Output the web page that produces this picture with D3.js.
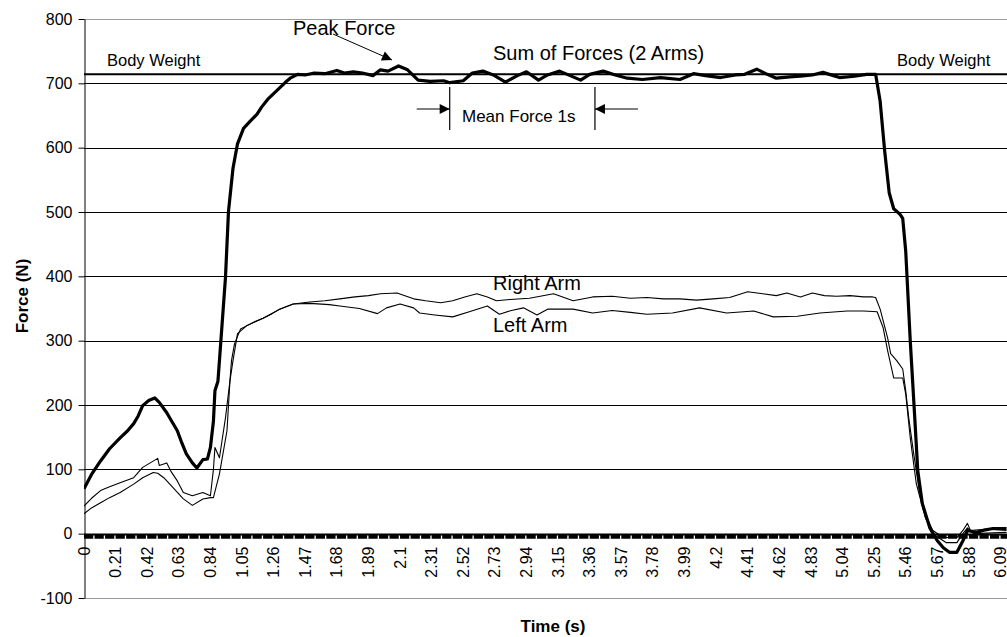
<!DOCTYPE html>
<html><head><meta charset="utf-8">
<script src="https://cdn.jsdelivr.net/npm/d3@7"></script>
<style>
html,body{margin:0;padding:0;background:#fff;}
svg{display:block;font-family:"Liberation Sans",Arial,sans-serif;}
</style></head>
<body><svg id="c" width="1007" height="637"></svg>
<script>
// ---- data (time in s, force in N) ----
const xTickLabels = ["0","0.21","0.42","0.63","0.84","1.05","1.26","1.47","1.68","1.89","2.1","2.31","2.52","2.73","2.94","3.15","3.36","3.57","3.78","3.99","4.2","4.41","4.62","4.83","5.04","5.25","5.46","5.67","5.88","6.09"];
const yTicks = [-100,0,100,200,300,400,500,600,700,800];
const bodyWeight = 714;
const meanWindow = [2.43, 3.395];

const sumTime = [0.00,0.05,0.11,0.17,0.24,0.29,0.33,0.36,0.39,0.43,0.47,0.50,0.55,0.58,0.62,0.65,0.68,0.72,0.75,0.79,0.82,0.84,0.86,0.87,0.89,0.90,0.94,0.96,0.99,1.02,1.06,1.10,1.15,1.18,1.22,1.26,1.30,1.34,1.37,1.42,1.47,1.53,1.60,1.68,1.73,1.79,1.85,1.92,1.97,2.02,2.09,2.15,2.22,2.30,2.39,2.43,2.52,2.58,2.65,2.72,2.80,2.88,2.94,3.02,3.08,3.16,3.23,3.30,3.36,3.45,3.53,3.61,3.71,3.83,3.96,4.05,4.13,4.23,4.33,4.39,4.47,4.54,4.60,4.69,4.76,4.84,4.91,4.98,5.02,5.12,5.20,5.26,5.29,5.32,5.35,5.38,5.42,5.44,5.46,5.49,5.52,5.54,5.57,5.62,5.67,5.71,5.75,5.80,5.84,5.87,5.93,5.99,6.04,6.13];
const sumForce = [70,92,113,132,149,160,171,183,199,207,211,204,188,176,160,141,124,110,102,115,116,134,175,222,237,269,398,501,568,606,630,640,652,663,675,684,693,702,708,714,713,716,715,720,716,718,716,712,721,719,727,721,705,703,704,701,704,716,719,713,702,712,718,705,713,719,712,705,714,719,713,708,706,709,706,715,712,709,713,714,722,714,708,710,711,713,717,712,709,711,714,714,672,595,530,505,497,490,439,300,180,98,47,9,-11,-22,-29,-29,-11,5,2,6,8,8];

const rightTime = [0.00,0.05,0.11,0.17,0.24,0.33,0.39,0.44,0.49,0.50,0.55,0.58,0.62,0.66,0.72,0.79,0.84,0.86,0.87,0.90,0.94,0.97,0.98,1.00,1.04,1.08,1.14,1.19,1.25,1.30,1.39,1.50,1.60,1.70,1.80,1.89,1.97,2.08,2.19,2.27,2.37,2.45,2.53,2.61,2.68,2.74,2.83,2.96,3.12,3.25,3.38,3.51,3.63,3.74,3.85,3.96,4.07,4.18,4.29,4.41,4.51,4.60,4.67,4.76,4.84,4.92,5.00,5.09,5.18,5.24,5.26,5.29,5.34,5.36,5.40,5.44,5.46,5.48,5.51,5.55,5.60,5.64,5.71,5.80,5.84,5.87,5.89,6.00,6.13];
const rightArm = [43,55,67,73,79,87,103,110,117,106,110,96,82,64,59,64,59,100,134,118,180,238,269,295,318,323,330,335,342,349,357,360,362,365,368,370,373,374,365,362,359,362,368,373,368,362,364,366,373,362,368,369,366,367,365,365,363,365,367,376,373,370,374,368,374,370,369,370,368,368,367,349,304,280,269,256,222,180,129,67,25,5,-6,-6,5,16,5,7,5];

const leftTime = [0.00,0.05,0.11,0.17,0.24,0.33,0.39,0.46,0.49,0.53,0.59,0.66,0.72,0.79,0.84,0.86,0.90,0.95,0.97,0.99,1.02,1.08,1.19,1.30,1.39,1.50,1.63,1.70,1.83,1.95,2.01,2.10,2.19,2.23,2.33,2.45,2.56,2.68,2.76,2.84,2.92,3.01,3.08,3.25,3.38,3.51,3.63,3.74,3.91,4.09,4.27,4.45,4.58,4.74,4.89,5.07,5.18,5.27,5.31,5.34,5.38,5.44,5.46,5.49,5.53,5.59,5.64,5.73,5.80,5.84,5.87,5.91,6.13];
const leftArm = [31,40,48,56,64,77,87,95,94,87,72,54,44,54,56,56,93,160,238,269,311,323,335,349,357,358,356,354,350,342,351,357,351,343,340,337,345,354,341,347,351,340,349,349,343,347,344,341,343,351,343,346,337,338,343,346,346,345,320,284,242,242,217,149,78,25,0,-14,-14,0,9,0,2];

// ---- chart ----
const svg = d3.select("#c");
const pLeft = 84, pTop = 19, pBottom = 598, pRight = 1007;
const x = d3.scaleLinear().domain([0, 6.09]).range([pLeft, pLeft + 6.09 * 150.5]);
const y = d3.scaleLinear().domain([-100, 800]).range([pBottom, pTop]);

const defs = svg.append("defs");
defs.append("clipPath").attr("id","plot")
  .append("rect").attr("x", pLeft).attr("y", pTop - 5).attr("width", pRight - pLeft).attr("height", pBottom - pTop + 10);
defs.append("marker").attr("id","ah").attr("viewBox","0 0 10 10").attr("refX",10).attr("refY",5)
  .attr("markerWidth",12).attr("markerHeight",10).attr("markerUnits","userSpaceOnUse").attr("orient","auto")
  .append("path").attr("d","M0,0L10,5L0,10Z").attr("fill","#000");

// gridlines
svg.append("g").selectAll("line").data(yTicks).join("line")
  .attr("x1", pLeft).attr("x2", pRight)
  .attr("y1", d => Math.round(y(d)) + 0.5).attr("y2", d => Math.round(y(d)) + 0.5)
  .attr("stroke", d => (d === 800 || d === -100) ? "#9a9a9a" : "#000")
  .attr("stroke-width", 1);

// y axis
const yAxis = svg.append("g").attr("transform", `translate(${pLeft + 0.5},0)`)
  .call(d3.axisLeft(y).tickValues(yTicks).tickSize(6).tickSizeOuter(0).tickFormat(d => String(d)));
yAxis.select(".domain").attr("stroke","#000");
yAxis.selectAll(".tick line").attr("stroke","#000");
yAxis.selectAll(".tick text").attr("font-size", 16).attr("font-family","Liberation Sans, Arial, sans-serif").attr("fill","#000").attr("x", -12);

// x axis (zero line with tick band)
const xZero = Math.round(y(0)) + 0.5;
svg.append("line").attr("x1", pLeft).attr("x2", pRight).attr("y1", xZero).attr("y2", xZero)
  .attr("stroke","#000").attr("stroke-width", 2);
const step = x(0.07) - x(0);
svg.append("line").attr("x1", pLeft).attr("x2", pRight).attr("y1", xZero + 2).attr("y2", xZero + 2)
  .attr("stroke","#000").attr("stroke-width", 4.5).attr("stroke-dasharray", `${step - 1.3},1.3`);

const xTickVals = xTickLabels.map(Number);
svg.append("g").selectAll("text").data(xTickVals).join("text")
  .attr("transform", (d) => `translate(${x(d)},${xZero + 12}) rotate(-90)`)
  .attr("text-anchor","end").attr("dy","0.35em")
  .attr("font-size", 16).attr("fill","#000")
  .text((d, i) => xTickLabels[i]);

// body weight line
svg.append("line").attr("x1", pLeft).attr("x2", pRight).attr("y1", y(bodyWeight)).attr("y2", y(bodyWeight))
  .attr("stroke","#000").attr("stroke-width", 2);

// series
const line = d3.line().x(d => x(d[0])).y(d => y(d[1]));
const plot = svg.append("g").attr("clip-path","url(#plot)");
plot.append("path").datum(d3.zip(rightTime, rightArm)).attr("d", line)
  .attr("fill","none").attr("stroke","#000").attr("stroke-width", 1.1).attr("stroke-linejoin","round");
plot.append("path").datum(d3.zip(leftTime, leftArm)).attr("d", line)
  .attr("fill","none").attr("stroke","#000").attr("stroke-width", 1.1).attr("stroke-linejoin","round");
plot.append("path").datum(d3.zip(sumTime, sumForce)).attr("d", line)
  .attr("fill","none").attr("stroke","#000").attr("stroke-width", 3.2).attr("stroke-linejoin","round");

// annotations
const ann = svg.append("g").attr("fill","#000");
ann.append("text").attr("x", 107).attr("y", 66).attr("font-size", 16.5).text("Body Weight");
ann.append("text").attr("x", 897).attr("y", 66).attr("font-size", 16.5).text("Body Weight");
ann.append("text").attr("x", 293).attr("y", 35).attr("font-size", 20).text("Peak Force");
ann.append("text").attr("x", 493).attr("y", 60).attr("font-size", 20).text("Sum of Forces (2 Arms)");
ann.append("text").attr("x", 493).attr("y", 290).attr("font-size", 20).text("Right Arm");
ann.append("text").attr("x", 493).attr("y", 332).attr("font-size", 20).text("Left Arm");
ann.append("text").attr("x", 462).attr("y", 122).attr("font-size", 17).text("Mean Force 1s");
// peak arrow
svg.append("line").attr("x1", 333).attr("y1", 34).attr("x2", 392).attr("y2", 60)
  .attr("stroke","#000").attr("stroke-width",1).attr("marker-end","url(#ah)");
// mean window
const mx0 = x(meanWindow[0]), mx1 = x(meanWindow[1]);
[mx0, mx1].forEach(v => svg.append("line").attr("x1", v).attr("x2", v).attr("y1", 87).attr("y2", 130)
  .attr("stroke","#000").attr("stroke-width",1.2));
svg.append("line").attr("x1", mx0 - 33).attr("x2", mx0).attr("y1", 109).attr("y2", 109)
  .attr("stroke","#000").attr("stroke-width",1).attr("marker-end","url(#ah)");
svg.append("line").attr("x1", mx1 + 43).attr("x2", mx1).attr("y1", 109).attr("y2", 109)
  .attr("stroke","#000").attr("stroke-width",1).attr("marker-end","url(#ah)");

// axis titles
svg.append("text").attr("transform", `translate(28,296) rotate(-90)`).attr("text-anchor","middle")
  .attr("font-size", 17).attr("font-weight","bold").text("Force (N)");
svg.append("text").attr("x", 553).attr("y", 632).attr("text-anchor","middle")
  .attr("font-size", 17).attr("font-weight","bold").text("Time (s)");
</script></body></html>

========

◆ **TASK DIRECTIONS**: Quote, exactly and only, the lines from the first line of the data above through the line containing "const meanWindow = [2.43, 3.395];". The pictures do not belong in it.

◆ **PROBLEM SOLUTION**:
Output the web page that produces this picture with D3.js.
<!DOCTYPE html>
<html><head><meta charset="utf-8">
<script src="https://cdn.jsdelivr.net/npm/d3@7"></script>
<style>
html,body{margin:0;padding:0;background:#fff;}
svg{display:block;font-family:"Liberation Sans",Arial,sans-serif;}
</style></head>
<body><svg id="c" width="1007" height="637"></svg>
<script>
// ---- data (time in s, force in N) ----
const xTickLabels = ["0","0.21","0.42","0.63","0.84","1.05","1.26","1.47","1.68","1.89","2.1","2.31","2.52","2.73","2.94","3.15","3.36","3.57","3.78","3.99","4.2","4.41","4.62","4.83","5.04","5.25","5.46","5.67","5.88","6.09"];
const yTicks = [-100,0,100,200,300,400,500,600,700,800];
const bodyWeight = 714;
const meanWindow = [2.43, 3.395];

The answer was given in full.